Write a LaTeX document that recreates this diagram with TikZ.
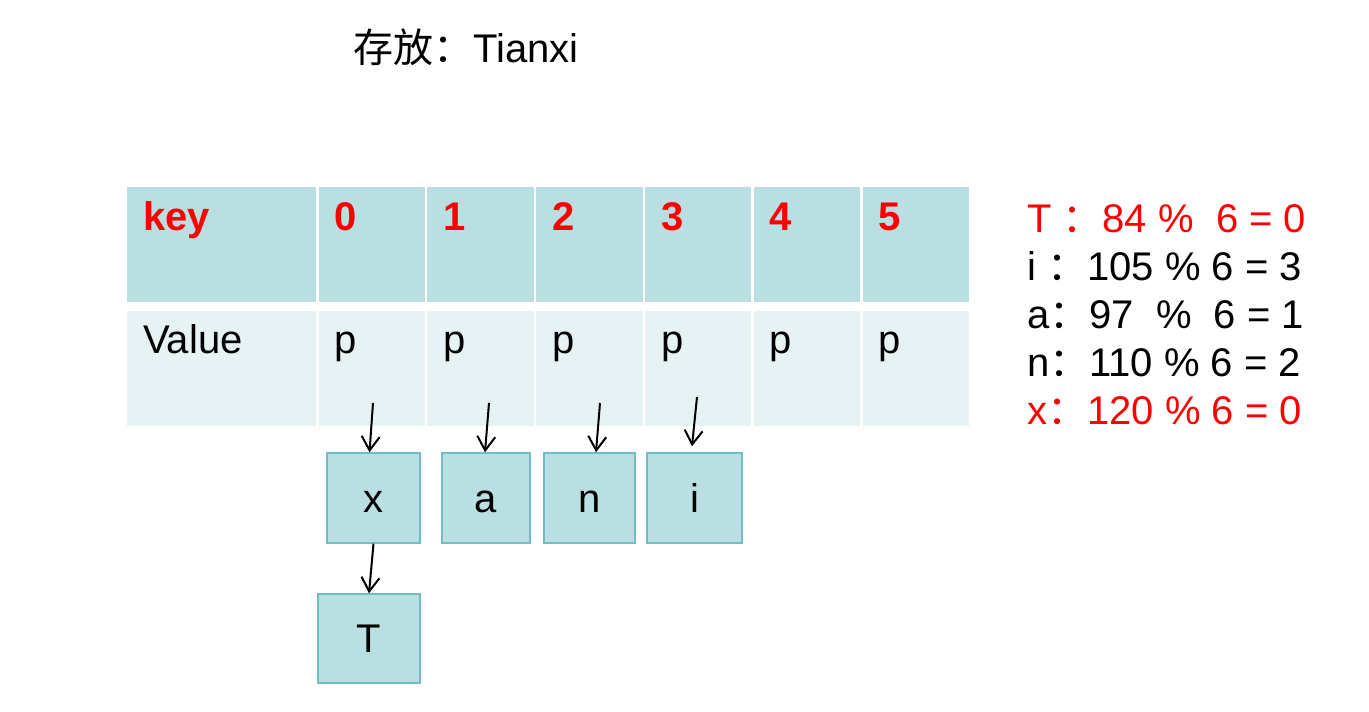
\documentclass[tikz,border=0pt]{standalone}
\usepackage{fontspec}
\setmainfont{Liberation Sans}
\newfontfamily\cjk{Noto Sans CJK SC}
\usetikzlibrary{arrows.meta,positioning}
\definecolor{cellhd}{HTML}{B9DFE2}
\definecolor{cellbd}{HTML}{E6F2F4}
\definecolor{boxln}{HTML}{72BCC3}
\newcommand{\fz}{\fontsize{40}{48}\selectfont}

\begin{document}
\begin{tikzpicture}[x=1pt,y=-1pt,>={Straight Barb[length=14pt,width=18pt]},node distance=2pt,
  c/.style={inner xsep=16pt,inner ysep=0pt,text height=43pt,text depth=72pt,text width=74.4pt,align=left,font=\fz},
  hd/.style={c,fill=cellhd,text=red,font=\fz\bfseries},
  vl/.style={c,fill=cellbd},
  bx/.style={draw=boxln,line width=1.5pt,fill=cellhd,minimum height=90pt,font=\fz,inner sep=0pt,text height=28pt,text depth=0pt},
  t/.style={anchor=base west,inner sep=0pt,font=\fz},
  ar/.style={->,line width=2pt}]
  \useasboundingbox (0,0) rectangle (1369,712);
  \node[t](ttl) at (353,62){{\cjk 存放：}Tianxi};
  % hash table: key row and value row
  \node[hd,anchor=north west,text width=157pt](kk) at (127,187){key};
  \node[hd,right=of kk](k0){0};\node[hd,right=of k0](k1){1};\node[hd,right=of k1](k2){2};
  \node[hd,right=of k2](k3){3};\node[hd,right=of k3](k4){4};\node[hd,right=of k4](k5){5};
  \node[vl,below=8pt of kk,text width=157pt](vv){Value};
  \node[vl,below=8pt of k0](v0){p};\node[vl,below=8pt of k1](v1){p};\node[vl,below=8pt of k2](v2){p};
  \node[vl,below=8pt of k3](v3){p};\node[vl,below=8pt of k4](v4){p};\node[vl,below=8pt of k5](v5){p};
  % chained entries
  \node[bx,minimum width=93pt](nx) at (373.5,498){x};
  \node[bx,minimum width=88pt](na) at (486,498){a};
  \node[bx,minimum width=91pt](nn) at (589.5,498){n};
  \node[bx,minimum width=95pt](ni) at (694.5,498){i};
  \node[bx,minimum width=102pt,minimum height=89pt](nt) at (369,638.5){T};
  \coordinate (s0) at (373,403);\coordinate (s1) at (489,403);
  \coordinate (s2) at (600,403);\coordinate (s3) at (697,397);
  \draw[ar](s0)--([xshift=-4pt]nx.north);\draw[ar](s1)--([xshift=-1pt]na.north);
  \draw[ar](s2)--([xshift=6.5pt]nn.north);\draw[ar](s3)--([shift={(-2.5pt,6pt)}]ni.north);
  \draw[ar](nx.south)--(nt.north);
  % hash values
  \node[t,text=red](e1) at (1027,232){T {\cjk ：}84 \%\ \ 6 = 0};
  \node[t](e2) at (1027,280){i {\cjk ：}105 \% 6 = 3};
  \node[t](e3) at (1027,328){a{\cjk ：}97\ \ \%\ \ 6 = 1};
  \node[t](e4) at (1027,376){n{\cjk ：}110 \% 6 = 2};
  \node[t,text=red](e5) at (1027,424){x{\cjk ：}120 \% 6 = 0};
\end{tikzpicture}
\end{document}
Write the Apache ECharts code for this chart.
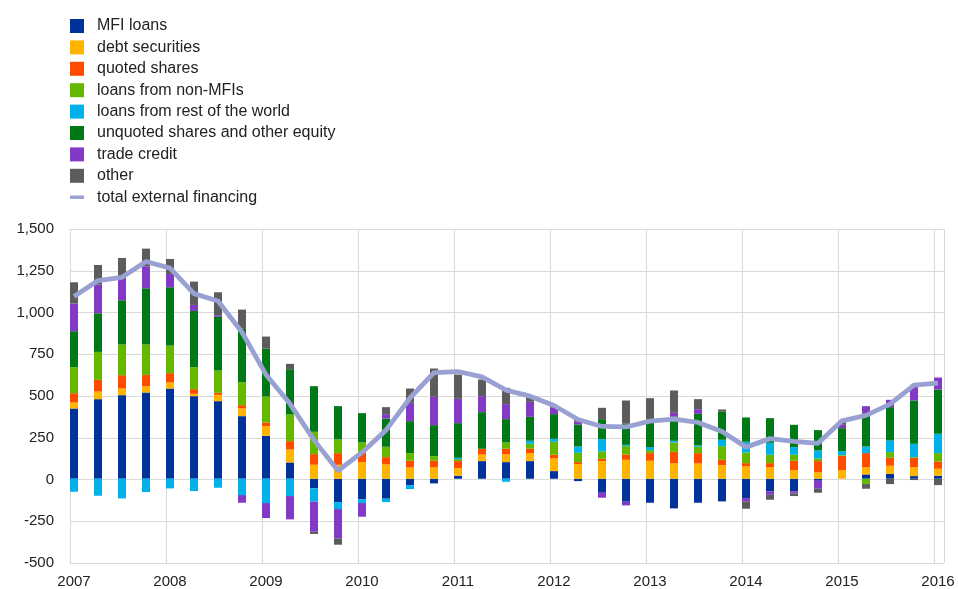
<!DOCTYPE html>
<html>
<head>
<meta charset="utf-8">
<script src="https://cdn.jsdelivr.net/npm/echarts@6/dist/echarts.min.js"></script>
<style>
html,body{margin:0;padding:0;background:#fff;}
#chart{width:958px;height:589px;}
</style>
</head>
<body>
<div id="chart"></div>
<script>
// Quarterly categories 2007 Q1 .. 2016 Q1
const quarters = [];
for (let y = 2007; y <= 2016; y++) {
  for (let q = 1; q <= 4; q++) {
    if (y === 2016 && q > 1) break;
    quarters.push(y + ' Q' + q);
  }
}
const yearTicks = ['2007','2008','2009','2010','2011','2012','2013','2014','2015','2016'];

const mfiLoans = [422,478,502,518,542,496,466,376,258,98,-58,-140,-124,-120,-40,-28,18,106,100,106,46,-14,-84,-138,-144,-178,-144,-136,-116,-76,-76,-12,0,26,30,16,18];
const debtSecurities = [36,46,40,38,36,14,38,46,58,78,84,84,100,86,68,68,46,40,46,48,76,88,106,114,108,94,92,82,74,70,52,40,52,44,48,54,42];
const quotedShares = [56,70,80,68,56,28,12,20,22,50,64,70,60,44,40,40,42,34,34,26,22,12,14,32,46,68,62,32,20,24,56,66,86,84,48,56,44];
const loansNonMFI = [156,168,184,182,166,132,134,138,156,160,134,82,58,62,46,28,12,0,38,30,78,56,44,50,18,56,38,82,64,50,36,16,4,-32,34,4,50];
const loansRoW = [-78,-102,-118,-80,-58,-74,-54,-98,-146,-104,-80,-42,-22,-20,-22,0,8,0,-18,18,18,38,74,8,18,10,8,38,64,72,46,48,24,40,70,80,116];
const unquotedEquity = [216,232,266,338,350,338,322,320,288,272,274,200,176,170,192,186,208,220,140,144,148,132,120,126,166,146,190,168,146,148,134,122,138,200,200,260,266];
const tradeCredit = [166,172,138,132,80,36,10,-46,-90,-140,-180,-178,-82,26,110,170,146,96,90,90,38,16,-30,-22,0,22,28,0,-22,-20,-12,-48,20,42,44,94,72];
const other = [128,118,116,106,90,140,138,116,72,32,-14,-36,0,42,86,170,146,100,98,34,10,14,68,140,128,134,60,14,-42,-30,-16,-24,16,-28,-32,-8,-38];
const totalExternal = [1095,1190,1210,1305,1265,1112,1068,880,625,450,232,48,158,292,485,638,644,612,532,496,440,356,314,311,346,358,338,284,190,241,225,213,348,381,448,562,574];

const barSeries = [
  ['MFI loans', mfiLoans, '#003299'],
  ['debt securities', debtSecurities, '#FFB400'],
  ['quoted shares', quotedShares, '#FF4B00'],
  ['loans from non-MFIs', loansNonMFI, '#65B800'],
  ['loans from rest of the world', loansRoW, '#00B1EA'],
  ['unquoted shares and other equity', unquotedEquity, '#007816'],
  ['trade credit', tradeCredit, '#8139C6'],
  ['other', other, '#5C5C5C']
];
const LINE_COLOR = '#99A1D3';

const FONT = "'Liberation Sans', Arial, sans-serif";
const chart = echarts.init(document.getElementById('chart'), null, {renderer: 'canvas'});

const series = barSeries.map(([name, data, color]) => ({
  name, type: 'bar', stack: 'all', data,
  xAxisIndex: 0, yAxisIndex: 0,
  barWidth: 8,
  itemStyle: {color},
  emphasis: {disabled: true},
  animation: false
}));
series.push({
  name: 'total external financing', type: 'line', data: totalExternal,
  xAxisIndex: 0, yAxisIndex: 0,
  symbol: 'none', showSymbol: false,
  lineStyle: {color: LINE_COLOR, width: 4.8},
  itemStyle: {color: LINE_COLOR},
  z: 5, animation: false
});

const legendData = barSeries.map(([name]) => ({name, icon: 'rect'}));
legendData.push({name: 'total external financing', icon: 'path://M0,0H16V4H0Z', itemStyle: {color: LINE_COLOR}});

chart.setOption({
  animation: false,
  backgroundColor: '#fff',
  legend: {
    orient: 'vertical', left: 65, top: 13,
    itemWidth: 14, itemHeight: 14, itemGap: 5.4,
    symbolKeepAspect: true,
    data: legendData,
    textStyle: {fontFamily: FONT, fontSize: 16, color: '#222', padding: [0,0,0,8]},
    selectedMode: false
  },
  grid: [
    {left: 62, width: 888, top: 229, bottom: 26},
    {left: 70, right: 14, top: 229, bottom: 26}
  ],
  xAxis: [
    {
      type: 'category', gridIndex: 0, data: quarters, boundaryGap: true,
      axisLine: {show: false}, axisTick: {show: false}, splitLine: {show: false},
      axisLabel: {
        interval: 3, margin: 12, color: '#222', fontFamily: FONT, fontSize: 15,
        formatter: (v, i) => yearTicks[i / 4]
      }
    },
    {
      type: 'value', gridIndex: 1, min: 2007, max: 2016.097, interval: 1,
      axisLine: {show: true, lineStyle: {color: '#D9D9D9', width: 1}},
      axisTick: {show: false}, axisLabel: {show: false},
      splitLine: {show: true, lineStyle: {color: '#D9D9D9', width: 1}}
    }
  ],
  yAxis: [
    {
      type: 'value', gridIndex: 0, min: -500, max: 1500, interval: 250,
      axisLine: {show: false}, axisTick: {show: false}, axisLabel: {show: false},
      splitLine: {show: false}
    },
    {
      type: 'value', gridIndex: 1, min: -500, max: 1500, interval: 250,
      axisLine: {show: false}, axisTick: {show: false},
      axisLabel: {
        margin: 16, color: '#222', fontFamily: FONT, fontSize: 15,
        formatter: v => v.toLocaleString('en-US')
      },
      splitLine: {show: true, lineStyle: {color: '#D9D9D9', width: 1}}
    }
  ],
  series
});
</script>
</body>
</html>
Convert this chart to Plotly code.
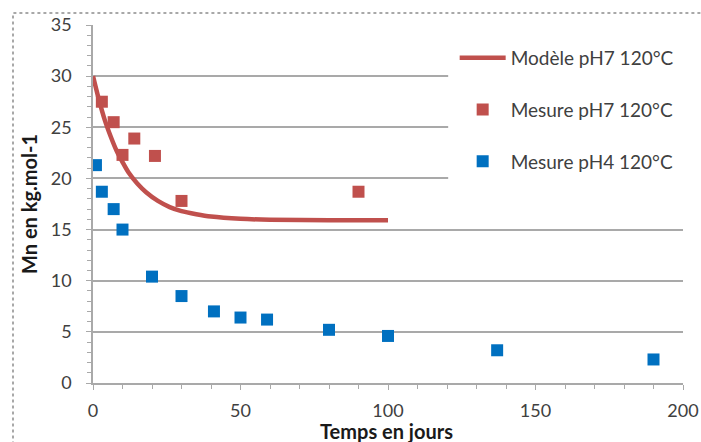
import plotly.graph_objects as go

# Model curve
model_t = [0, 2, 4, 6, 8, 10, 12, 15, 18, 22, 26, 30, 35, 40, 50, 60, 80, 100]
model_mn = [30.0, 27.7, 25.7, 24.1, 22.7, 21.6, 20.6, 19.5, 18.65, 17.8, 17.2, 16.8, 16.5, 16.27, 16.05, 15.96, 15.91, 15.9]

# Measurements pH7
ph7_t = [3, 7, 10, 14, 21, 30, 90]
ph7_mn = [27.5, 25.5, 22.3, 23.9, 22.2, 17.8, 18.7]

# Measurements pH4
ph4_t = [1, 3, 7, 10, 20, 30, 41, 50, 59, 80, 100, 137, 190]
ph4_mn = [21.3, 18.7, 17.0, 15.0, 10.4, 8.5, 7.0, 6.4, 6.2, 5.2, 4.6, 3.2, 2.3]

names = ["Modèle pH7 120°C", "Mesure pH7 120°C", "Mesure pH4 120°C"]
RED = "#C0504D"
BLUE = "#0070C0"
FONT = "Lato"
GRID = "#a9a9a9"

W, H = 701, 442
L, T, R, B = 93, 25, 18, 59
PW = W - L - R
PH = H - T - B

fig = go.Figure()
fig.add_trace(go.Scatter(x=model_t, y=model_mn, mode="lines", name=names[0],
                         line=dict(color=RED, width=4.5, shape="spline", smoothing=0.8),
                         legendgroup="a"))
fig.add_trace(go.Scatter(x=ph7_t, y=ph7_mn, mode="markers", name=names[1],
                         marker=dict(symbol="square", size=12, color=RED),
                         legendgroup="b"))
fig.add_trace(go.Scatter(x=ph4_t, y=ph4_mn, mode="markers", name=names[2],
                         marker=dict(symbol="square", size=12, color=BLUE),
                         legendgroup="c"))

# white background behind legend (hides gridlines there)
fig.add_shape(type="rect", xref="x", yref="y", x0=120.4, x1=200, y0=16.5, y1=34.3,
              fillcolor="white", line=dict(width=0), layer="above")
# outer chart frame (right and bottom edges lie outside the picture)
fig.add_shape(type="rect", xref="paper", yref="paper",
              x0=(13 - L) / PW, x1=(W + 20 - L) / PW,
              y0=-0.3, y1=(PH + T - 13) / PH,
              line=dict(color="#8c8c8c", width=1.5, dash="dot"),
              fillcolor="rgba(0,0,0,0)", layer="below")

fig.update_layout(
    width=W, height=H,
    margin=dict(l=L, r=R, t=T, b=B, autoexpand=False),
    paper_bgcolor="white", plot_bgcolor="white",
    font=dict(family=FONT, size=18, color="#404040"),
    showlegend=True,
    legend=dict(x=0.613, y=0.961, xanchor="left", yanchor="top",
                bgcolor="rgba(0,0,0,0)", font=dict(size=19, color="#404040"),
                traceorder="grouped", tracegroupgap=24, itemwidth=46),
    xaxis=dict(range=[0, 200], tickvals=[0, 50, 100, 150, 200],
               showgrid=False, zeroline=False,
               showline=True, linecolor=GRID, linewidth=1.5,
               ticks="outside", ticklen=5, tickcolor=GRID,
               ticklabelstandoff=6,
               minor=dict(dtick=10, ticks="outside", ticklen=4, tickcolor=GRID),
               title=dict(text="")),
    yaxis=dict(range=[0, 35], tickvals=[0, 5, 10, 15, 20, 25, 30, 35],
               showgrid=True, gridcolor=GRID, gridwidth=1.5,
               zeroline=False,
               showline=True, linecolor=GRID, linewidth=1.5,
               ticks="outside", ticklen=5, tickcolor=GRID,
               ticklabelstandoff=11,
               minor=dict(dtick=1, ticks="outside", ticklen=4, tickcolor=GRID),
               title=dict(text="<b>Mn en kg.mol-1</b>", font=dict(size=20, color="#1a1a1a"),
                          standoff=8)),
)
# x-axis title, placed just below the tick labels as in the reference
fig.add_annotation(text="<b>Temps en jours</b>", xref="paper", yref="paper",
                   x=(386 - L) / PW, y=-(442 - T - PH) / PH, xanchor="center", yanchor="bottom",
                   showarrow=False, font=dict(size=20, color="#1a1a1a", family=FONT),
                   yshift=-3)

fig.write_html("out.html", config={"displayModeBar": False},
               post_script="document.body.style.margin='0';document.body.style.overflow='hidden';")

========

- _GIVEN TASK_
Take the lines above starting at the one containing "Convert this chart to Plotly code." and ending at the one containing "ph7_mn = [27.5, 25.5, 22.3, 23.9, 22.2, 17.8, 18.7]", and print them again exactly, without pictures.

- _WRITTEN RESPONSE_
Convert this chart to Plotly code.
import plotly.graph_objects as go

# Model curve
model_t = [0, 2, 4, 6, 8, 10, 12, 15, 18, 22, 26, 30, 35, 40, 50, 60, 80, 100]
model_mn = [30.0, 27.7, 25.7, 24.1, 22.7, 21.6, 20.6, 19.5, 18.65, 17.8, 17.2, 16.8, 16.5, 16.27, 16.05, 15.96, 15.91, 15.9]

# Measurements pH7
ph7_t = [3, 7, 10, 14, 21, 30, 90]
ph7_mn = [27.5, 25.5, 22.3, 23.9, 22.2, 17.8, 18.7]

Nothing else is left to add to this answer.